Dans une décision rendue par la Cour administrative d’appel de Nancy en janvier 2021, le juge a reconnu l’urgence à mettre en service un parc éolien en raison de son utilité à la lutte contre la pollution et contre le réchauffement climatique. Source : CAA Nancy, ord., 19 janvier 2021, n°20NC03078.
Cette décision confirme une tendance illustrée par plusieurs décisions récentes, prenant en compte l’intérêt général de la production d’énergies renouvelables.
Retour sur cette saga jurisprudentielle en construction, qui pourrait marquer une évolution du contrôle juridictionnel des projets EnR vers un bilan coût-avantages, comme pour les opérations d’utilité publique (routes..).

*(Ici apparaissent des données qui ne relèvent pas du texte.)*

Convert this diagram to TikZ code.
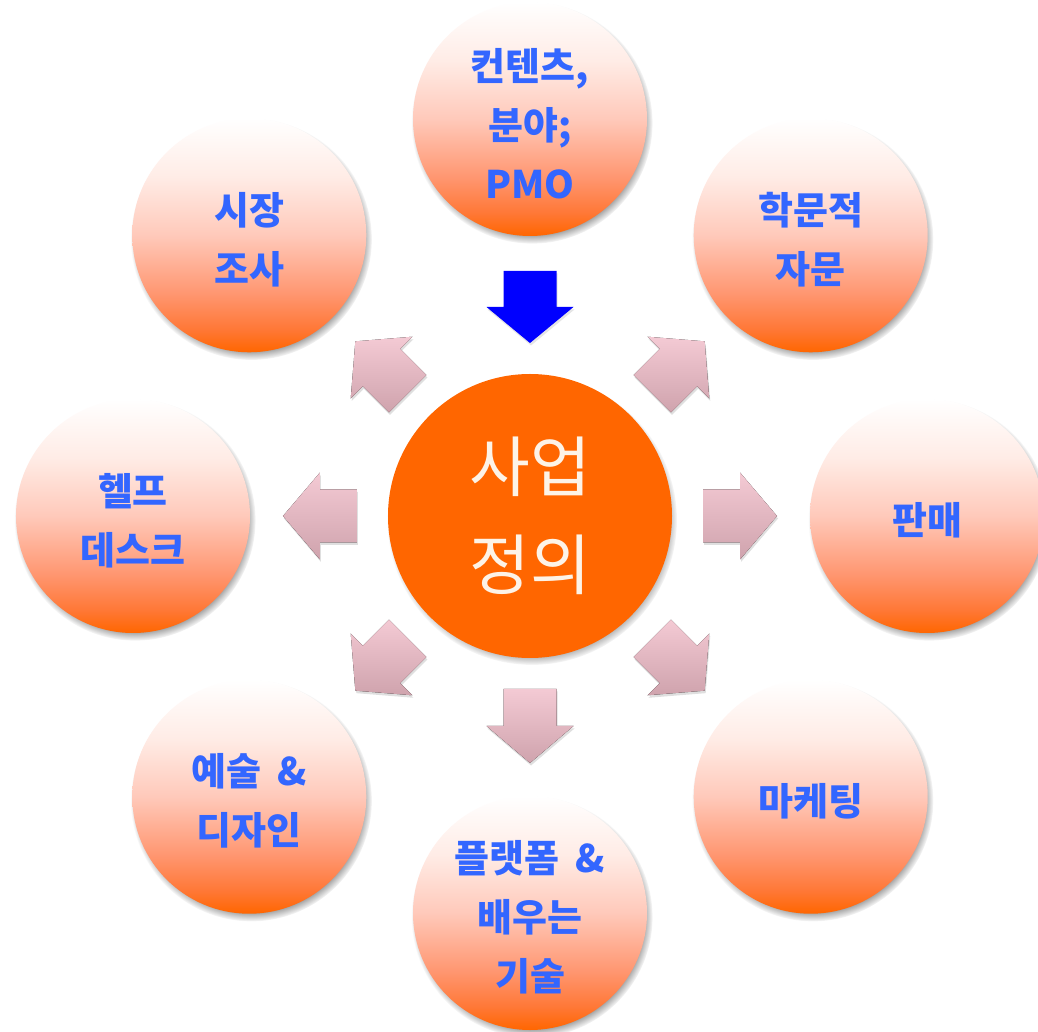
\documentclass[tikz,border=0pt]{standalone}
\usepackage{fontspec}
\newfontfamily\kr{Noto Sans CJK KR}
\usetikzlibrary{calc,shadows,fadings}
\definecolor{txtblue}{RGB}{51,102,255}
\definecolor{orng}{RGB}{255,102,0}
\definecolor{pinkT}{RGB}{244,202,212}
\definecolor{pinkB}{RGB}{207,163,173}
\definecolor{cream}{RGB}{253,243,231}
\definecolor{arrblue}{RGB}{0,0,255}
\definecolor{bsA}{RGB}{255,102,0}
\definecolor{bsB}{RGB}{255,120,55}
\definecolor{bsC}{RGB}{255,150,112}
\definecolor{bsD}{RGB}{255,201,186}
\definecolor{bsE}{RGB}{255,236,230}
\definecolor{bsF}{RGB}{255,255,255}
\pgfdeclareverticalshading{ballshade}{100bp}{color(0bp)=(bsA); color(25bp)=(bsA); color(30bp)=(bsB); color(37.5bp)=(bsC); color(50bp)=(bsD); color(62.5bp)=(bsE); color(75bp)=(bsF); color(100bp)=(bsF)}
\newcommand\gap{\hspace{0.42em}}
\newcommand\upr{\rule{0pt}{41pt}}
\tikzset{
  ball/.style={circle, minimum size=234pt, inner sep=0pt, shading=ballshade,
    align=center, text=txtblue, font=\kr\bfseries\fontsize{38}{59}\selectfont,
    circular drop shadow={shadow scale=1.03, shadow xshift=2pt, shadow yshift=-4pt, fill=black!70}},
  hub/.style={circle, minimum size=284pt, inner sep=0pt, fill=orng,
    align=center, text=cream, font=\kr\fontsize{66}{100}\selectfont,
    circular drop shadow={shadow scale=1.02, shadow xshift=2pt, shadow yshift=-4pt, fill=black!70}},
  pinkarrow/.style={top color=pinkT, bottom color=pinkB,
    drop shadow={opacity=0.25, shadow xshift=1pt, shadow yshift=-2.5pt}},
  bluearrow/.style={fill=arrblue,
    drop shadow={opacity=0.2, shadow xshift=1pt, shadow yshift=-2.5pt}}
}
\begin{document}
\begin{tikzpicture}
\fill[white] (-530pt,-516pt) rectangle (508pt,516pt);
\useasboundingbox (-530pt,-516pt) rectangle (508pt,516pt);
\begin{scope}[x=1pt,y=1pt]
\node[hub] (c) at (0,0) {사업\\[-2pt]정의};
\node[ball] (top)  at (90:397)  {\upr 컨텐츠,\\분야;\\PMO};
\node[ball] (tr)   at (45:397)  {\upr 학문적\\자문};
\node[ball] (rt)   at (0:397)   {\upr 판매};
\node[ball] (br)   at (-45:397) {\upr 마케팅};
\node[ball] (bot)  at (-90:397) {\upr 플랫폼\gap\&\\배우는\\기술};
\node[ball] (bl)   at (-135:397) {\upr 예술\gap\&\\디자인};
\node[ball] (lf)   at (180:397) {\upr 헬프\\데스크};
\node[ball] (tl)   at (135:397) {\upr 시장\\조사};
\foreach \a in {0,45,135,180,225,270,315}{
  \fill[pinkarrow]
    ($(c.center)+(\a:173)+({\a-90}:26.5)$) --
    ($(c.center)+(\a:210)+({\a-90}:26.5)$) --
    ($(c.center)+(\a:210)+({\a-90}:43.5)$) --
    ($(c.center)+(\a:247)$) --
    ($(c.center)+(\a:210)+({\a+90}:43.5)$) --
    ($(c.center)+(\a:210)+({\a+90}:26.5)$) --
    ($(c.center)+(\a:173)+({\a+90}:26.5)$) -- cycle;
}
\fill[bluearrow]
    ($(c.center)+(90:245)+(0:26.5)$) --
    ($(c.center)+(90:209)+(0:26.5)$) --
    ($(c.center)+(90:209)+(0:43.5)$) --
    ($(c.center)+(90:173)$) --
    ($(c.center)+(90:209)+(180:43.5)$) --
    ($(c.center)+(90:209)+(180:26.5)$) --
    ($(c.center)+(90:245)+(180:26.5)$) -- cycle;
\end{scope}
\end{tikzpicture}
\end{document}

Un an auparavant, la Cour administrative d’appel de Bordeaux a reconnu, au sujet d’un parc éolien, « l’intérêt public qui s’attache au développement des énergies renouvelables dans le respect des objectifs chiffrés fixés notamment au plan national à l’article L. 100-4 du code de l’énergie pour répondre à l’urgence écologique et climatique », pour suspendre l’exécution d’un refus d’autorisation et délivrer une autorisation environnementale à titre provisoire. Source : CAA Bordeaux, juge des réf., 9 janv. 2020, n° 19BX04305.

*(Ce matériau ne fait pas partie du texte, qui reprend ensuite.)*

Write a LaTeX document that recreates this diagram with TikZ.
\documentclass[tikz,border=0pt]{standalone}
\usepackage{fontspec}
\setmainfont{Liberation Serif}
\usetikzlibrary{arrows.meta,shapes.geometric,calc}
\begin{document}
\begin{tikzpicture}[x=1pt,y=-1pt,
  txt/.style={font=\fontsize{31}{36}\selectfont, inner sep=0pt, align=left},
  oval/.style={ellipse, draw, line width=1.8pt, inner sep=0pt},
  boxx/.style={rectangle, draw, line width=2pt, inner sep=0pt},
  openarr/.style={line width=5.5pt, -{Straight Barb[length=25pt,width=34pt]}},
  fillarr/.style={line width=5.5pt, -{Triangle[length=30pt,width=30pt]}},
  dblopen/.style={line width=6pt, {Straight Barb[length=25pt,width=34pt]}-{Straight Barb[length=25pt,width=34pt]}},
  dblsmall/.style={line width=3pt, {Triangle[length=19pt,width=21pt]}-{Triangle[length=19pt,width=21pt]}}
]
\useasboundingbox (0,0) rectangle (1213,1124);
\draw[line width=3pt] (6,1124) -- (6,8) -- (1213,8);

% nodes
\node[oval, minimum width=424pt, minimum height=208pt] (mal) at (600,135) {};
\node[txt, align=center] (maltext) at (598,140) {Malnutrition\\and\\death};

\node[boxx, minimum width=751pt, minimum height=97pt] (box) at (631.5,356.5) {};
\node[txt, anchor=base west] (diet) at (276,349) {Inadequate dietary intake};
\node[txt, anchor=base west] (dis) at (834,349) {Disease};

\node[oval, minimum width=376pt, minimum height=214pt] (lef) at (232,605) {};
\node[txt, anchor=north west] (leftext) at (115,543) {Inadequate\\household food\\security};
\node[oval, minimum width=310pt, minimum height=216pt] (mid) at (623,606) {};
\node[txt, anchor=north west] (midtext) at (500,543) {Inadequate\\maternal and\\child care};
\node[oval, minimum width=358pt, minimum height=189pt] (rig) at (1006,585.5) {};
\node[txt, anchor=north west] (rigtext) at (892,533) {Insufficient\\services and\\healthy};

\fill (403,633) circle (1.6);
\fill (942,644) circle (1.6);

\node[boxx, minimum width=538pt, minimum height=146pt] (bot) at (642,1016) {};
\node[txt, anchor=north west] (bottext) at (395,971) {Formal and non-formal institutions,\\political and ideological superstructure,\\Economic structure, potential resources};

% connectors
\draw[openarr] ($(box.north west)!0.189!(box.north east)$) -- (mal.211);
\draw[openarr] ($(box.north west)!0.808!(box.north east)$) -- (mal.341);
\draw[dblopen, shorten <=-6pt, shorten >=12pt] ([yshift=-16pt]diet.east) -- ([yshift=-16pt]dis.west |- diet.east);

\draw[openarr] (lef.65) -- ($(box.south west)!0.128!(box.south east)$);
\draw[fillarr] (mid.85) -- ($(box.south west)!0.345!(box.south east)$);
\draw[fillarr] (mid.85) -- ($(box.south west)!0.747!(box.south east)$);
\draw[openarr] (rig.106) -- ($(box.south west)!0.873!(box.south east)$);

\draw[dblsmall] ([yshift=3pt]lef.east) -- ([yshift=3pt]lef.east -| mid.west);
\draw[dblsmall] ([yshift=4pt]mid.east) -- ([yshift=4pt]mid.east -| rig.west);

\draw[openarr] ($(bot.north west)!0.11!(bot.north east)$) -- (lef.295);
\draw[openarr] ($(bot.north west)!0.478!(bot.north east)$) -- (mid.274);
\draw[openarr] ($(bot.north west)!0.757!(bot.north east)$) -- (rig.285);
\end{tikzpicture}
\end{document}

La Cour administrative d’appel de Nantes a également jugé, au sujet de la réalisation d’un parc éolien off-shore, qu’il participe « à la mise en œuvre des politiques publiques menées aux niveaux européen, national et local », dont l’objet est de réduire « les émissions de gaz à effet de serre, [lutter] contre le réchauffement climatique et plus globalement de [préserver] l’environnement ». Ainsi, il « [répond], eu égard à sa nature et aux intérêts économiques sociaux qu’il présente, à une raison impérative d’intérêt public majeur », justifiant ainsi qu’un tel projet soit autorisé, à titre dérogatoire, alors même qu’il est susceptible d’affecter la conservation d’espèces animales ou végétales protégées et de leur habitat. Source : CAA de Nantes, 3 juill. 2020, n°19NT01583.

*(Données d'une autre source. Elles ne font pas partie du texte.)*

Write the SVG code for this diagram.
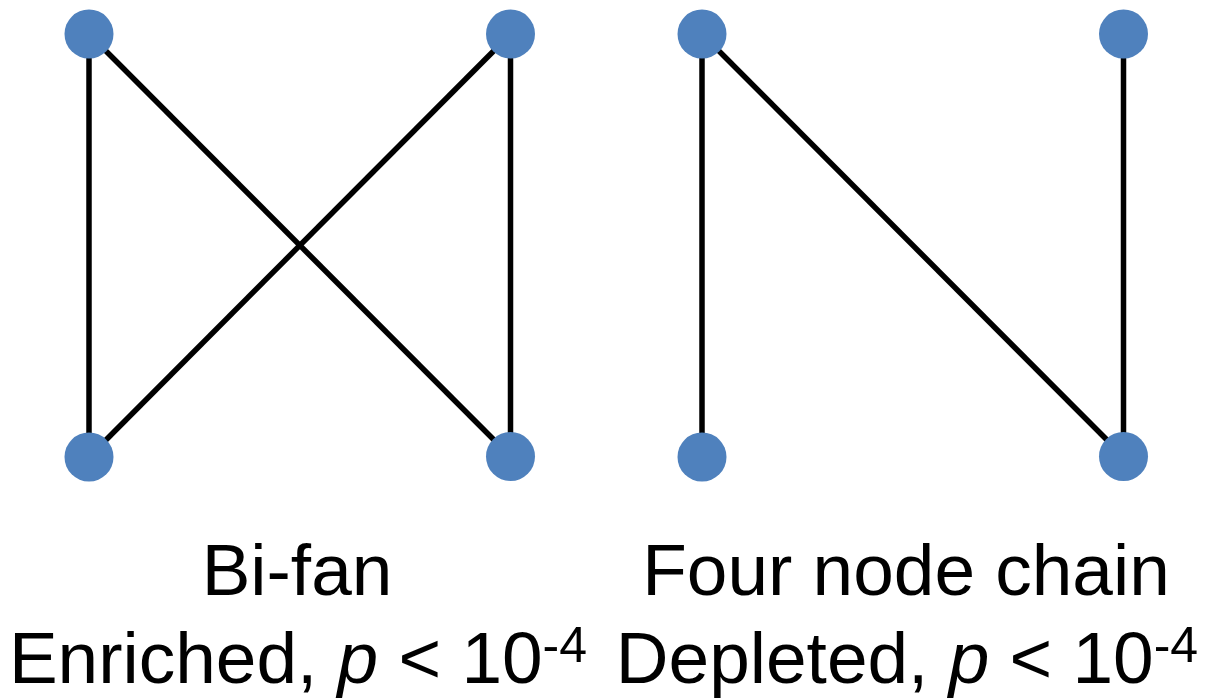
<svg xmlns="http://www.w3.org/2000/svg" width="1213" height="698" viewBox="0 0 1213 698">
  <style>
    .edge { stroke: #000000; stroke-width: 5.5; stroke-linecap: butt; fill: none; }
    .node { fill: #4F81BD; }
    .label { font-family: "Liberation Sans", Arial, sans-serif; font-size: 73px; fill: #000000; text-anchor: middle; }
    .sup { font-size: 50px; }
  </style>
  <rect width="1213" height="698" fill="#ffffff"/>

  <!-- edges of both motifs -->
  <g id="connectors">
    <!-- bi-fan -->
    <line class="edge" x1="89" y1="34" x2="89" y2="457"/>
    <line class="edge" x1="89" y1="34" x2="510.5" y2="456.5"/>
    <line class="edge" x1="510.5" y1="34" x2="89" y2="457"/>
    <line class="edge" x1="510.5" y1="34" x2="510.5" y2="456.5"/>
    <!-- four node chain -->
    <line class="edge" x1="702" y1="34" x2="702" y2="457"/>
    <line class="edge" x1="702" y1="34" x2="1123.5" y2="456.5"/>
    <line class="edge" x1="1123.5" y1="34" x2="1123.5" y2="456.5"/>
  </g>

  <!-- bi-fan nodes -->
  <g id="bifan-top-left"><circle class="node" cx="89" cy="34" r="24.5"/></g>
  <g id="bifan-top-right"><circle class="node" cx="510.5" cy="34" r="24.5"/></g>
  <g id="bifan-bottom-left"><circle class="node" cx="89" cy="457" r="24.5"/></g>
  <g id="bifan-bottom-right"><circle class="node" cx="510.5" cy="456.5" r="24.5"/></g>

  <!-- chain nodes -->
  <g id="chain-top-left"><circle class="node" cx="702" cy="34" r="24.5"/></g>
  <g id="chain-top-right"><circle class="node" cx="1123.5" cy="34" r="24.5"/></g>
  <g id="chain-bottom-left"><circle class="node" cx="702" cy="457" r="24.5"/></g>
  <g id="chain-bottom-right"><circle class="node" cx="1123.5" cy="456.5" r="24.5"/></g>

  <!-- captions -->
  <g id="caption-bifan">
    <text class="label" x="297" y="595">Bi-fan</text>
    <text class="label" x="298" y="683">Enriched, <tspan font-style="italic">p</tspan> &lt; 10<tspan class="sup" dy="-21">-4</tspan></text>
  </g>
  <g id="caption-chain">
    <text class="label" x="906" y="595">Four node chain</text>
    <text class="label" x="907" y="683">Depleted, <tspan font-style="italic">p</tspan> &lt; 10<tspan class="sup" dy="-21">-4</tspan></text>
  </g>
</svg>
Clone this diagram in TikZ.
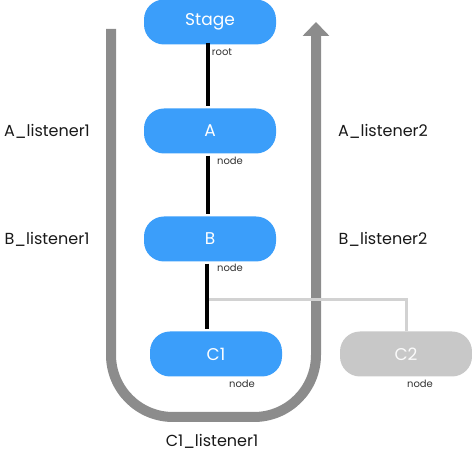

Ces trois décisions peuvent marquer une évolution de la ligne jurisprudentielle ouverte par le Conseil d’État dès 2012, avec sa décision Engoulevent. Source : CE, 13 juill. 2012, Engoulevent, n°345970.
Il y énonce en effet que les projets éoliens ont une importance particulière, en ce qu’ils présentent un intérêt public, naissant de la satisfaction de sa contribution à la satisfaction d’un besoin collectif par la production d’électricité vendue au public.
Les trois décisions rendues par les cours administratives d’appel vont néanmoins plus loin, en ce que dorénavant, l’autorité compétente semble pouvoir procéder à une balance des intérêts en présence, pour apprécier la légalité de l’autorisation délivrée au parc éolien.
En outre, plus récemment encore, le Conseil d’État a franchi un nouveau pas avec sa décision Commune de Grande-Synthe. Il y énonce en effet que l’objectif de réduction des émissions de gaz à effet de serre tel qu’inscrit dans l’article L.100-4 du Code de l’énergie a une portée normative, laissant ouverte la question de la valeur juridique des autres objectifs portant notamment sur l’augmentation de la part des énergies renouvelables d’ici 2030. Source : CE, 19 nov. 2020, Commune de Grande-Synthe et autres, n°427301.
Cette évolution jurisprudentielle devrait inciter les opérateurs des projets EnR (éolien, mais aussi solaire, hydro, biomasse) à systématiser dans leurs dossiers (étude d’impact) les études démontrant la contribution à la réduction des émissions de gaz à effets de serre (GES).
L’enjeu des émissions de GES a par ailleurs récemment conduit le tribunal administratif de Paris à condamner l’État. Source : TA Paris, 3 février 2021, req. n° 1904967 et a.